Per quanto concerne gli effetti dell'ecstasy nell'uomo diversi studi
hanno investigato le aspettative dei consumatori rispetto all'MDMA: Nadia
Solowij ha raccolto da oltre 100 ecstasy users quali fossero gli effetti
desiderati del farmaco (Solowij et al., 1992). Gli stessi riferivano un
miglioramento del tono dell'umore, una percezione di intimità, l'apertura ai
rapporti interpersonali, effetti energizzanti ed attivanti; la mutevolezza
nell'ambito interiore con il riflettersi delle luci psichedeliche nelle
percezioni interiori, l'incremento della autopercezione. Secondo altri, ecstasy
sarebbe capace di indurre alterati stati di coscienza, cambiamenti nell'ambito
della percezione sensoriale, implicazioni emotive, una lieve componente
allucinatoria, un atteggiamento disforico e un certo impairment della memoria
(Greer e Tolbert, 1986; Krystal et al., 1992; Nichols, 1986).
I disturbi del tono dell'umore, una condizione di irritabilità e di
difficoltà psicologiche e relazionali emergono già dopo alcuni mesi di
esposizione all'ecstasy: un week-end a tono elevato induce una "low
mid-week", cioè un basso tono nei giorni feriali in cui emergono gli
aspetti problematici e le difficoltà dell'umore (Curran and Travill, 1997;
Parrot and Lasky, 1998).
Tali disturbi indotti dall'MDMA nell'uomo, e in parte anche gli effetti
attesi, suggeriscono ancora una volta il coinvolgimento della serotonina, come
già rilevato nell'animale da esperimento.
In ambito neuroendocrino i primi rilievi sulla funzione serotoninergica
nell'uomo comprendono una mancata risposta in PRL al challenge con triptofano
(Price, 1989), un deficit nel liquor di 5-idrossi-indolacetico (McCann et al.,
1994) e aumenti di PRL e ACTH in relazione dose-dipendente con l'MDMA (Grob et al., 1996).
Anche il sistema dopaminergico nell'uomo sembra essere alterato a causa
dell'esposizione cronica all'ecstasy: casi di Parkinsonismo sono stati segnalati
da diverse osservazioni cliniche (Baggott et al., 1999; Sewell and Cozzi, 1999;
Borg, 1999; Mintzer et al., 1999).

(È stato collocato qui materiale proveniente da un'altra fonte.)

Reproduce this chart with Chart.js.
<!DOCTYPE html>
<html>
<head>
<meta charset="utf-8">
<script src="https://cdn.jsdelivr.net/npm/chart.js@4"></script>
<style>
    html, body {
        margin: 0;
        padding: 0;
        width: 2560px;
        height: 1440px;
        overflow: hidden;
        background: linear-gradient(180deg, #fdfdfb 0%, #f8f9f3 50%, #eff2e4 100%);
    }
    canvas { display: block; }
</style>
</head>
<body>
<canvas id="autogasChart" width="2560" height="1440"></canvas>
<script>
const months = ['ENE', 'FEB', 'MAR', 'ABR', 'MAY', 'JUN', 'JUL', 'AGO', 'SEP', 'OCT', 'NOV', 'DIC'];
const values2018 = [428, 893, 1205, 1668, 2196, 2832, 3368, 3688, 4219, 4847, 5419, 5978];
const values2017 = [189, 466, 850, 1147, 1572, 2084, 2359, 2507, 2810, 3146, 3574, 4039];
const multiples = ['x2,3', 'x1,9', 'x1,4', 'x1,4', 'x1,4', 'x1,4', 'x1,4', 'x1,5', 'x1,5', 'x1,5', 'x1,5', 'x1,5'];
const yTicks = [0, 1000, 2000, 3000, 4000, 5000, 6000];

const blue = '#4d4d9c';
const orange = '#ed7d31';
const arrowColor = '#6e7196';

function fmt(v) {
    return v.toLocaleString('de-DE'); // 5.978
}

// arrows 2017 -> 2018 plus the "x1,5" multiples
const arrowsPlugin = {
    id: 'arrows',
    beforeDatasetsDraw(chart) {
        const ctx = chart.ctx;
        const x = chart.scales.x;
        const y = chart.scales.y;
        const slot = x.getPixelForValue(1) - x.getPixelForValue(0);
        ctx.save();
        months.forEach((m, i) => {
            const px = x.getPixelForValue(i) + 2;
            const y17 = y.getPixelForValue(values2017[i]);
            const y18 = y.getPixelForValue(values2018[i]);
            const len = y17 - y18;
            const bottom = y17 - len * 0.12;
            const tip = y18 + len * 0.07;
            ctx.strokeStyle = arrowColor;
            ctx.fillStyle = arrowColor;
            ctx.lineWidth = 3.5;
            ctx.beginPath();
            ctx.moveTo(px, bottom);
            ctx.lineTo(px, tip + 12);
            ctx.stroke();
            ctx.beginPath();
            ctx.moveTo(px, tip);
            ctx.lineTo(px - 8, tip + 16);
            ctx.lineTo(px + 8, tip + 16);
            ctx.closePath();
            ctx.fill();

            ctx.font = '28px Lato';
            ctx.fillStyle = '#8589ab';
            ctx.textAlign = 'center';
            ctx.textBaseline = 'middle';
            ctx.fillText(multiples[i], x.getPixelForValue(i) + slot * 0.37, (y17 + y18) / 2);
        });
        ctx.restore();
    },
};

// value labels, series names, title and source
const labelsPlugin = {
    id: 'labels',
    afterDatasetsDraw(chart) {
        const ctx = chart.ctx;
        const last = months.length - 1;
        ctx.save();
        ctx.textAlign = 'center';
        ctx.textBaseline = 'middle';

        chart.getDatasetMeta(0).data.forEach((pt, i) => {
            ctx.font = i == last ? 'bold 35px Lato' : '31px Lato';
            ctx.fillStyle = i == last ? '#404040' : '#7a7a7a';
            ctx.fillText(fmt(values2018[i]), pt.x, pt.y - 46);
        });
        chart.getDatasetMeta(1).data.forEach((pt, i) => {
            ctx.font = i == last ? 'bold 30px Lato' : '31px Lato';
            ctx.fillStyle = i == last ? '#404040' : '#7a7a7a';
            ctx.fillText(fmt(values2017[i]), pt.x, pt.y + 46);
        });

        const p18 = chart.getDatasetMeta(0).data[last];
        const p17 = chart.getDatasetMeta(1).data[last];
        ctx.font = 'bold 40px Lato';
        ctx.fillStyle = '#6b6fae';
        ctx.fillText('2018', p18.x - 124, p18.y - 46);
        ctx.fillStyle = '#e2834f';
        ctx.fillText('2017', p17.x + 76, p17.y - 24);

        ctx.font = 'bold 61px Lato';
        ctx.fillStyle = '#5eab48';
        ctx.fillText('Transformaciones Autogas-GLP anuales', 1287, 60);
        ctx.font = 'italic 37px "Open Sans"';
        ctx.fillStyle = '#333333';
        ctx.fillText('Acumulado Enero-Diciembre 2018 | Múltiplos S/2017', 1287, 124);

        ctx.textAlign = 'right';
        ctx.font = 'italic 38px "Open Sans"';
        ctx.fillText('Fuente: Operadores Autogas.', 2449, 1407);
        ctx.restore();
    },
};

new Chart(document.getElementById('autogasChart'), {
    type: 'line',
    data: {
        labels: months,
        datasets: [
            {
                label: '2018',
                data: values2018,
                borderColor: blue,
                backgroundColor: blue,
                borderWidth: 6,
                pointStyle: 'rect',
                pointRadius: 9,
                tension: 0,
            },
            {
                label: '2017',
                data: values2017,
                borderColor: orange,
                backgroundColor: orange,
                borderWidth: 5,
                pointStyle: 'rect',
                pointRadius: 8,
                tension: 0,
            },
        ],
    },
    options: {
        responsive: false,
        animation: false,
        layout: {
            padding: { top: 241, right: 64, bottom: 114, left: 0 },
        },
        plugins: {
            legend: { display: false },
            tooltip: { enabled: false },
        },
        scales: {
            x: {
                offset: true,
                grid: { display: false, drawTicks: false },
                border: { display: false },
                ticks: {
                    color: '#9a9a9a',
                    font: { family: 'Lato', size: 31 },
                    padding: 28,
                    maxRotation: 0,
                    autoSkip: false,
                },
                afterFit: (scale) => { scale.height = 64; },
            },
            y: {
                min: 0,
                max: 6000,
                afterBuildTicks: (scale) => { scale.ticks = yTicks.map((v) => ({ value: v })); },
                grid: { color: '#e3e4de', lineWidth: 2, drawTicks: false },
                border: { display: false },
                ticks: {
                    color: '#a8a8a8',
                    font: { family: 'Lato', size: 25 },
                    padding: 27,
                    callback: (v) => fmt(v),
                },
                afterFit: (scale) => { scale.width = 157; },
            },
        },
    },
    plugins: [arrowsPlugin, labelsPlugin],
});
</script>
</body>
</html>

In un consumatore cronico di ecstasy il
rilievo anatomo-patologico non ha evidenziato livelli di dopamina al di fuori
della norma, indicando, sebbene si tratti di un caso isolato, che le alterazioni
del sistema dopaminergico indotte da MDMA possano essere più funzionali che
organiche (Kish et al., 2000).
Il pretrattamento di volontari sani con aloperidolo (un antagonista
dopaminergico) ha comportato una parziale attenuazione degli effetti positivi ed
euforizzanti dell'ecstasy, senza interferire sugli effetti cardiovascolari,
suggerendo una componente dell'azione di MDMA connessa con il coinvolgimento del
sistema dopaminergico (Liechti e Vollenweider, 2000). Deve essere inoltre
sottolineato il fatto che la ketanserina, antagonista serotoninergico, e il
citalopram (farmaco inibitore del reuptake della serotonina) si sono mostrati
capaci di interferire sugli effetti soggettivi dell'ecstasy, molto più
efficacemente dell'aloperidolo, ribadendo di nuovo il ruolo della serotonina
nell'azione della MDMA (Liechti et al., 2001).